Dans sa tournée à l’étranger, le PDG d’Intel, Pat Gelsinger, a annoncé une série d’investissements notamment en Israël, où il est déjà très implanté. Quant à l’Europe, si Intel est prêt à sortir le chéquier, il ne le fera qu’à condition que les subventions suivent.
Intel n’y va pas avec le dos de la cuillère dans ses volontés d’investissements. En tournée européenne élargie, le nouveau patron du géant américain a échangé vendredi dernier avec le Commissaire européen Thierry Breton, et a rencontré hier le premier ministre israélien Benjamin Netanyahu. Avec à la clé, des milliards de dollars investis fermement… ou au conditionnel.
La position d’Intel en Israël renforcée
Pour Israël, où il est le premier employeur privé du pays, Intel voit les investissements en grand. Primo, 600 millions de dollars seront injectés en R&D. Deux cents millions pour un nouveau centre de recherche à Haifa – qui sera nommé IDC12 – ce qui fera du pôle israélien l’un de ses plus grands en matière de développement de puces, avec 6 000 employés au total. À cela s’ajoutent 400 millions de dollars de plus pour étendre son campus Mobileye à Jérusalem.
Deuxio, Pat Gelsinger a validé un investissement exceptionnel de 10 milliards de dollars pour la création d’une nouvelle fabrique de production de puces, précisant que la première phase de la construction avait débuté. De quoi renforcer sérieusement les capacités de production d’Intel sur place : c’est déjà des usines de Kiryat Gat (Fab28) que sortent une grande partie des puces en 10 nm de 10e et 11e génération (Icelake et Tigerlake).
Une avancée prudente en Europe
Pour l’Europe, qui veut revenir dans la course, comme promis, Intel est prêt à investir sur un site de gravure de pointe en Allemagne. Mais n’étant pas un organisme caritatif, l’entreprise a confié à Thierry Breton la tache de solliciter des subventions pour la construction de deux usines coûtant 10 milliards de dollars chacune.
Des subventions élevées, de l’ordre de 40%, soit 8 milliards de dollars, comme celles que pratiquent les concurrents asiatiques.
« Pour être compétitifs, nous avons besoin de ce niveau (d’investissement de la part des Etats, ndr) », a confié Pat Gelsinger aux titres Politico et Handelsblatt.
Promettant que cette construction d’une à deux usines promet « six à huit usines sur notre nouveau site au cours d’une décennie.
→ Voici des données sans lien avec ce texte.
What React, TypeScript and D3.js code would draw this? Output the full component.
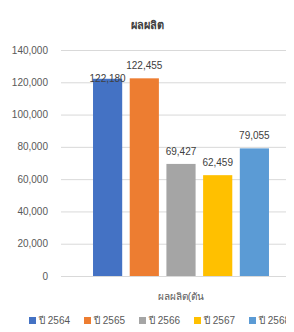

Ce serait de loin le plus grand projet jamais réalisé sur le sol européen », selon M. Gelsinger.
Si la rencontre entre MM. Gelsinger et Breton semble s’être très bien passée, la vision politique du Commissaire européen se heurte aux réticences des industriels locaux, les STMicroelectronics, NXP et Infineon qui préfèreraient voir l’argent arriver chez eux pour servir leurs clients actuels.
Essentiellement portée par l’automobile ou l’avionique, l’industrie européenne a pour l’heure moins besoin de lignes en 3 nm que de production de masse en 14-28 nm.
Un constat économique à un instant T qui ne doit pas faire oublier que ce sont justement les faibles investissements de ces géants européens et leur trop grande passivité qui a conduit l’Europe à dépendre de l’Asie.
Par la voix de Pat Gelsinger, Intel a fait ses propositions et la balle est désormais dans le camp des Européens. Ils ne devront pas trop tarder : nommé début janvier, Pat Gelsinger a déjà lancé des chantiers énormes pour Intel, de la création d’un service de fonderie en passant par un plan d’autosuffisance américano-européen. Si le Vieux continent traîne, Intel investira bien ses milliards. Mais ailleurs.